Philosophy Professor Teaches Core Classics at Women’s Prison

By
Gary Shapiro
January 07, 2016

For 20 weeks over the spring and summer, philosophy professor Christia Mercer commuted 40 miles north of Morningside Heights to teach Literature Humanities at Taconic Correctional Facility.

“Since Lit Hum readings are so transformative for my Columbia undergraduates, it seemed obvious that I should teach some of them when I taught in prison,” said Mercer, the Gustave M. Berne Professor of Philosophy.

In the spring, her class at the women’s prison in Bedford Hills, N.Y., read Greek classics in translation including Aeschylus’ Oresteia, Euripides’ Medea, and Aristophanes’ Lysistrata—central texts in Columbia’s Core Curriculum, which immerses undergraduates in the major works of literature and philosophy that have shaped western, and increasingly, global thoughts.

“For my incarcerated students, topics like justice, revenge, abusive violence, and the restriction of women’s power were particularly gripping,” she said. “The class was transformative for all of us.”

Over the summer she taught a course at the prison on Shakespeare’s mistaken identity comedy Twelfth Night. “Although some students struggled for a while with Shakespeare’s language, everyone loved the interweaving of characters and the play’s analysis of love, loyalty and self-exploration,” she said.

Related: Justice-in-Education Initiative Transforms the Lives of Current, Former Prisoners, Columbia News, Sept 14, 2015

The courses she teaches in prison are part of the Justice-in-Education Initiative, a new program based at the University’s Center for Justice whose campus partners include the Heyman Center for the Humanities and the Center for the Study of Ethnicity and Race.

Mercer says that like her students at Columbia, the women at Taconic are eager to explore new ideas and rethink old assumptions. “Once given the opportunity to do so, they are keen to do more.”

But she is concerned that currently there are limited opportunities for post-secondary schooling in U.S. prisons. “Studies show that people who receive education in prison are much more likely to gain employment, be role models for their own children—and most of my students have children—and become active members of their communities when they leave,” Mercer points out.

In her own work, she strives to include voices that have been sidelined by her discipline and to broaden contemporary philosophy by considering gender and politics.

She is the general editor of two book series published by Oxford University Press that attempt to contextualize the history of philosophy.

The first, Oxford Philosophical Concepts, explores changes in central philosophical ideas from ancient times to today. A forthcoming volume, Eternity: A History, will include an essay by the Music Department’s Walter Frisch that reflects on music and eternity.

The second series, Oxford New Histories of Philosophy, examines largely overlooked figures in the field in an attempt to reconsider the traditional canon.

Related: Tracing Dan-el Padilla Peralta's Journey from Homeless to the Ivy League, Columbia News, Aug 19, 2015

Mercer, who joined the faculty in 1991, was the first person in her family to attend college.
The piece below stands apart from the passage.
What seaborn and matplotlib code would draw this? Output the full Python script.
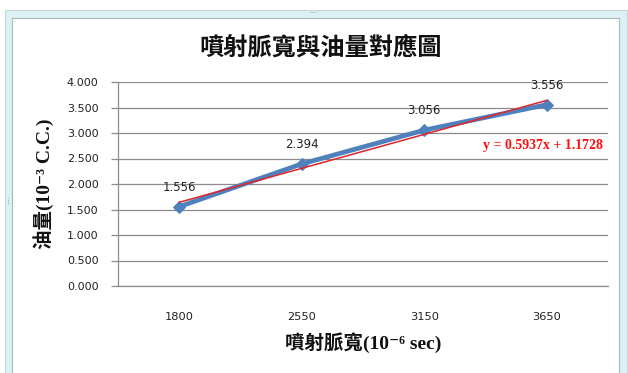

She studied art history at Emory University and Brooklyn College before earning a Ph.D. in philosophy at Princeton.

She is presently on leave writing a book called Feeling the Way to Truth: Women, Reason and the Development of Modern Philosophy, which argues that the writings of women played a larger role in the development of 17th century philosophy than has been recognized.

Each year she invites former students who majored in philosophy to return to campus and speak to current students in her popular course “Philosophy and Feminism.” One recent speaker, who went on to earn a Ph.D. in criminology and a law degree, studies incarceration.

Although prisons may offer the ultimate example of individuals living on the margins of society, Mercer believes that even in such settings, philosophy has the power to change lives.

“If one of our goals as professors is to nurture intellectual growth and contribute to a thoughtful future for our country, what could be more obvious than that we should help educate incarcerated people who have virtually no opportunity for higher education?” Mercer said.